Comment 15 Matt Baker CLA 2009-02-17 15:28:29 EST
There is a bug in this code that I believe causes all the threads to be created.  
In this method the bit that looks like

runtimes.contains( name) 

should instead be

runtimes.containsKey( name )

RuntimeManagerImpl

    private static String createUniqueRuntimeName( final String suggestion )
    {
        String name = suggestion;
        
        for( int i = 1; runtimes.contains( name ); i++ )
        {
            name = suggestion + " (" + i + ")"; //$NON-NLS-1$ //$NON-NLS-2$
        }
        
        return name;
    }

When the bridge code posted above gets called it tries to generate a unique name for a runtime returned by a bridge.  When the bridge returns a name that already exists and the createUniqueRuntimeName() method is called it ALWAYS fails and returns the same name.

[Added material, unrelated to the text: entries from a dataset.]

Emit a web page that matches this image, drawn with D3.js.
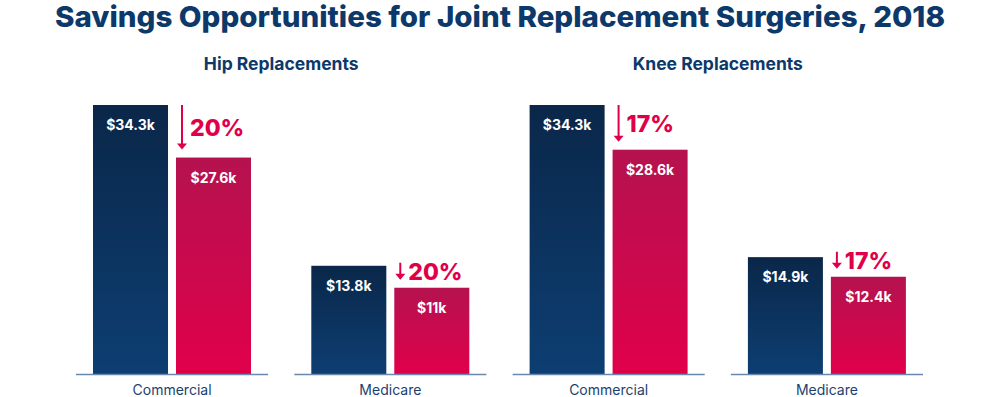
<!DOCTYPE html>
<html lang="en">
<head>
  <meta charset="UTF-8">
  <title>Savings Opportunities for Joint Replacement Surgeries, 2018</title>
  <style>
    body { margin: 0; background: #fff; }
    text { font-family: Inter, "Noto Sans", sans-serif; }
  </style>
</head>
<body>

<svg id="chart" width="1000" height="397"></svg>

<script src="https://cdn.jsdelivr.net/npm/d3@7"></script>

<script>

    // data, in thousands of dollars
    var panels = ["Hip Replacements", "Knee Replacements"];
    var payers = ["Commercial", "Medicare"];
    var groupKeys = ["Hip|Commercial", "Hip|Medicare", "Knee|Commercial", "Knee|Medicare"];
    var currentCost = [34.3, 13.8, 34.3, 14.9];
    var targetCost = [27.6, 11, 28.6, 12.4];
    var savingsPct = [20, 20, 17, 17];

    var svg = d3.select("#chart"),
        navy = "#0c386a",
        red = "#e0004a",
        baseline = 374;

    var x0 = d3.scaleBand().domain(groupKeys).range([76, 923]).paddingInner(0.12),
        x1 = d3.scaleBand().domain(["current", "target"]).range([17, 175]).paddingInner(0.096),
        y = d3.scaleLinear().domain([0, 34.3]).range([baseline, 105]);

    // gradients
    var defs = svg.append("defs");
    function grad(id, top, bottom) {
      var g = defs.append("linearGradient").attr("id", id)
        .attr("x1", 0).attr("y1", 0).attr("x2", 0).attr("y2", 1);
      g.append("stop").attr("offset", "0%").attr("stop-color", top);
      g.append("stop").attr("offset", "100%").attr("stop-color", bottom);
    }
    grad("gNavy", "#0a2749", "#0d3e72");
    grad("gRed", "#b5124f", "#e0004a");

    svg.append("text")
      .attr("x", 500).attr("y", 27)
      .attr("text-anchor", "middle")
      .attr("fill", navy)
      .style("font-size", "29px").style("font-weight", 800)
      .attr("textLength", 890).attr("lengthAdjust", "spacingAndGlyphs")
      .text("Savings Opportunities for Joint Replacement Surgeries, 2018");

    panels.forEach(function (p, i) {
      var a = x0(groupKeys[i * 2]), b = x0(groupKeys[i * 2 + 1]) + x0.bandwidth();
      svg.append("text")
        .attr("x", (a + b) / 2).attr("y", 70)
        .attr("text-anchor", "middle")
        .attr("fill", navy)
        .style("font-size", "17.5px").style("font-weight", 700)
        .text(p);
    });

    var rows = groupKeys.map(function (k, i) {
      return { key: k, payer: payers[i % 2], cur: currentCost[i], tgt: targetCost[i], pct: savingsPct[i] };
    });

    var g = svg.selectAll("g.grp").data(rows).enter().append("g")
      .attr("class", "grp")
      .attr("transform", function (d) { return "translate(" + x0(d.key) + ",0)"; });

    g.append("rect")
      .attr("x", x1("current")).attr("width", x1.bandwidth())
      .attr("y", function (d) { return y(d.cur); })
      .attr("height", function (d) { return baseline - y(d.cur); })
      .attr("fill", "url(#gNavy)");

    g.append("rect")
      .attr("x", x1("target")).attr("width", x1.bandwidth())
      .attr("y", function (d) { return y(d.tgt); })
      .attr("height", function (d) { return baseline - y(d.tgt); })
      .attr("fill", "url(#gRed)");

    g.append("line")
      .attr("x1", 0).attr("x2", x0.bandwidth())
      .attr("y1", baseline + 0.5).attr("y2", baseline + 0.5)
      .attr("stroke", "#6a88ac").attr("stroke-width", 1.5);

    g.selectAll("text.val")
      .data(function (d) { return [["current", d.cur], ["target", d.tgt]]; })
      .enter().append("text")
      .attr("class", "val")
      .attr("x", function (d) { return x1(d[0]) + x1.bandwidth() / 2; })
      .attr("y", function (d) { return y(d[1]) + 25; })
      .attr("text-anchor", "middle")
      .attr("fill", "#fff")
      .style("font-size", "14px").style("font-weight", 700)
      .text(function (d) { return "$" + d[1] + "k"; });

    g.append("text")
      .attr("x", x0.bandwidth() / 2).attr("y", 395)
      .attr("text-anchor", "middle")
      .attr("fill", "#1d3f6e")
      .style("font-size", "14px")
      .text(function (d) { return d.payer; });

    // savings arrows
    g.each(function (d) {
      var s = d3.select(this),
          ax = x1("target") + 6,
          tip = y(d.tgt) - 8,
          top = Math.min(y(d.cur), tip - 17),
          mid = (top + tip) / 2;
      s.append("line")
        .attr("x1", ax).attr("x2", ax)
        .attr("y1", top).attr("y2", tip - 5)
        .attr("stroke", red).attr("stroke-width", 2);
      s.append("path")
        .attr("d", "M" + (ax - 5) + "," + (tip - 6) + "L" + (ax + 5) + "," + (tip - 6) + "L" + ax + "," + tip + "Z")
        .attr("fill", red);
      s.append("text")
        .attr("x", ax + 8).attr("y", mid + 8.5)
        .attr("fill", red)
        .style("font-size", "23px").style("font-weight", 800)
        .text(d.pct + "%");
    });

</script>

</body>
</html>
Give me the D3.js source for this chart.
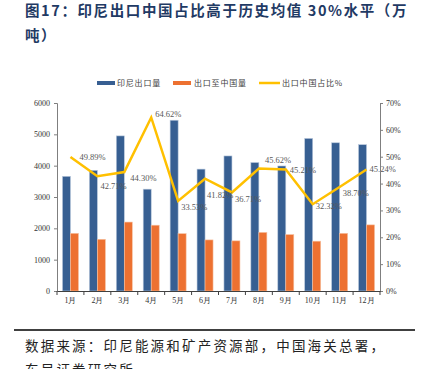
<!DOCTYPE html>
<html><head><meta charset="utf-8">
<script src="https://cdn.jsdelivr.net/npm/d3@7/dist/d3.min.js"></script>
<style>
html,body{margin:0;padding:0;background:#fff;}
svg{display:block;}
</style></head>
<body>
<svg id="c" width="423" height="369"></svg>
<script>
const months = ["1月","2月","3月","4月","5月","6月","7月","8月","9月","10月","11月","12月"];
const exportTotal = [3660,3850,4950,3250,5450,3890,4310,4100,3990,4870,4730,4670];
const exportChina = [1840,1650,2200,2100,1830,1630,1600,1870,1800,1590,1840,2110];
const chinaShare = [49.89,42.71,44.30,64.62,33.53,41.82,36.71,45.62,45.21,32.32,38.70,45.24];
const leftTicks = [0,1000,2000,3000,4000,5000,6000];
const rightTicks = [0,10,20,30,40,50,60,70];
const seriesNames = ["印尼出口量","出口至中国量","出口中国占比%"];
// label nudges (layout only)
const labelNudge = [[9,0],[3,10],[6,6],[4,-3],[3,6],[2,16],[3,7],[6,-8],[4,0],[3,2],[3,6],[3,0]];

const svg = d3.select("#c");
const L = 57, R = 380, T = 103, B = 291;
const serif = "'Liberation Serif','Times New Roman',serif";
const cjk = "'Noto Sans CJK SC',sans-serif";

// title
svg.append("text").attr("x",25).attr("y",16).attr("font-family",cjk).attr("font-weight","bold")
  .attr("font-size",14.5).attr("fill","#1f3a64").attr("letter-spacing",1.6)
  .text("图17：印尼出口中国占比高于历史均值 30%水平（万");
svg.append("text").attr("x",25).attr("y",41).attr("font-family",cjk).attr("font-weight","bold")
  .attr("font-size",14.5).attr("fill","#1f3a64").attr("letter-spacing",1.6)
  .text("吨）");

const x = d3.scaleBand().domain(months).range([L,R]).paddingInner(0).paddingOuter(0);
const yL = d3.scaleLinear().domain([0,6000]).range([B,T]);
const yR = d3.scaleLinear().domain([0,70]).range([B,T]);
const bw = 8;

// bars
svg.append("g").selectAll("rect").data(months).join("rect")
  .attr("x",(d)=>x(d)+x.bandwidth()/2-bw).attr("width",bw)
  .attr("y",(d,i)=>yL(exportTotal[i])).attr("height",(d,i)=>B-yL(exportTotal[i]))
  .attr("fill","#375f92").attr("stroke","#b9c8dc").attr("stroke-width",0.6);
svg.append("g").selectAll("rect").data(months).join("rect")
  .attr("x",(d)=>x(d)+x.bandwidth()/2).attr("width",bw)
  .attr("y",(d,i)=>yL(exportChina[i])).attr("height",(d,i)=>B-yL(exportChina[i]))
  .attr("fill","#ed7131").attr("stroke","#f6c1a1").attr("stroke-width",0.6);

// line
const line = d3.line().x((d,i)=>x(months[i])+x.bandwidth()/2).y(d=>yR(d));
svg.append("path").datum(chinaShare).attr("d",line).attr("fill","none")
  .attr("stroke","#ffc000").attr("stroke-width",2.5).attr("stroke-linejoin","miter");

// line labels
svg.append("g").selectAll("text").data(chinaShare).join("text")
  .attr("x",(d,i)=>x(months[i])+x.bandwidth()/2+labelNudge[i][0])
  .attr("y",(d,i)=>yR(d)+labelNudge[i][1])
  .attr("dy","0.35em").attr("font-family",serif).attr("font-size",8.5).attr("fill","#595959")
  .text(d=>d.toFixed(2)+"%");

// axes
const axL = d3.axisLeft(yL).tickValues(leftTicks).tickSize(3).tickPadding(4).tickFormat(d3.format("d"));
const gL = svg.append("g").attr("transform",`translate(${L},0)`).call(axL);
const axR = d3.axisRight(yR).tickValues(rightTicks).tickSize(3).tickPadding(3).tickFormat(d=>d+"%");
const gR = svg.append("g").attr("transform",`translate(${R},0)`).call(axR);
const axB = d3.axisBottom(x).tickSize(0).tickPadding(6);
const gB = svg.append("g").attr("transform",`translate(0,${B})`).call(axB);
[gL,gR,gB].forEach(g=>{
  g.selectAll("text").attr("font-family",serif).attr("font-size",8).attr("fill","#333");
  g.select(".domain").attr("stroke","#7f7f7f").attr("stroke-width",1);
  g.selectAll(".tick line").attr("stroke","#7f7f7f");
});
gB.select(".domain").attr("stroke","#404040");
// category boundary ticks
svg.append("g").selectAll("line").data(months.concat(["end"])).join("line")
  .attr("x1",(d,i)=>L+i*x.step()).attr("x2",(d,i)=>L+i*x.step())
  .attr("y1",B).attr("y2",B+4).attr("stroke","#404040");

// legend
const lg = svg.append("g").attr("font-family",cjk).attr("font-size",8).attr("fill","#404040");
const lx = [97,173,259];
lg.append("rect").attr("x",lx[0]).attr("y",81).attr("width",18).attr("height",4).attr("fill","#375f92");
lg.append("rect").attr("x",lx[1]).attr("y",81).attr("width",18).attr("height",4).attr("fill","#ed7131");
lg.append("line").attr("x1",lx[2]).attr("x2",lx[2]+21).attr("y1",83).attr("y2",83).attr("stroke","#ffc000").attr("stroke-width",2.5);
[[lx[0]+20,seriesNames[0]],[lx[1]+21,seriesNames[1]],[lx[2]+23,seriesNames[2]]].forEach(([px,t])=>{
  lg.append("text").attr("x",px).attr("y",83).attr("dy","0.35em").attr("letter-spacing",0.8).attr("fill","#404040").text(t);
});

// footer
svg.append("line").attr("x1",14).attr("x2",415).attr("y1",330).attr("y2",330).attr("stroke","#000").attr("stroke-width",1.3);
svg.append("text").attr("x",25).attr("y",351).attr("font-family",cjk).attr("font-size",13.5)
  .attr("fill","#222").attr("letter-spacing",2.2).text("数据来源：印尼能源和矿产资源部，中国海关总署，");
svg.append("text").attr("x",25).attr("y",375).attr("font-family",cjk).attr("font-size",13.5)
  .attr("fill","#222").attr("letter-spacing",2.2).text("东吴证券研究所");
</script>
</body></html>
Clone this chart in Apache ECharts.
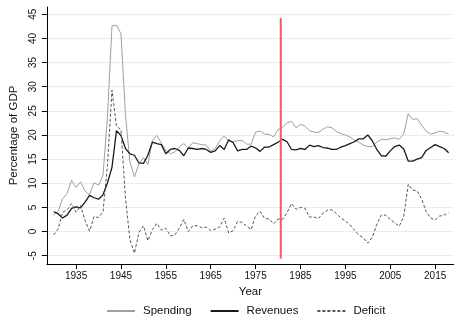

After the bridged runtimes are added, this whole thing gets called once more since the modified flag is set and fires the refresh event, but then fails again because this line in the bridge() method:

 if( ! existing.containsKey( id ) ) 

fails because unique names are not unique due to the failure of createUniqueName()

This causes the the call back into the bridge to fetch the bridged runtimes again which then once again resets the modified flag which fires the event which refreshes the runtimes....

I could be wrong in my analysis.  But the above method is broken either way.
Comment 16 Konstantin Komissarchik CLA 2009-02-18 11:14:07 EST
Thanks, Matt. I don't know if the problem that you describe in Comment #15 is related to the original problem reported here, but that code is clearly wrong.

I released a fix to correct the problem that Matt has identified and changed the available runtimes refresh thread to a Job like Chuck has suggested.

Changed released to 3.1 M6 code stream.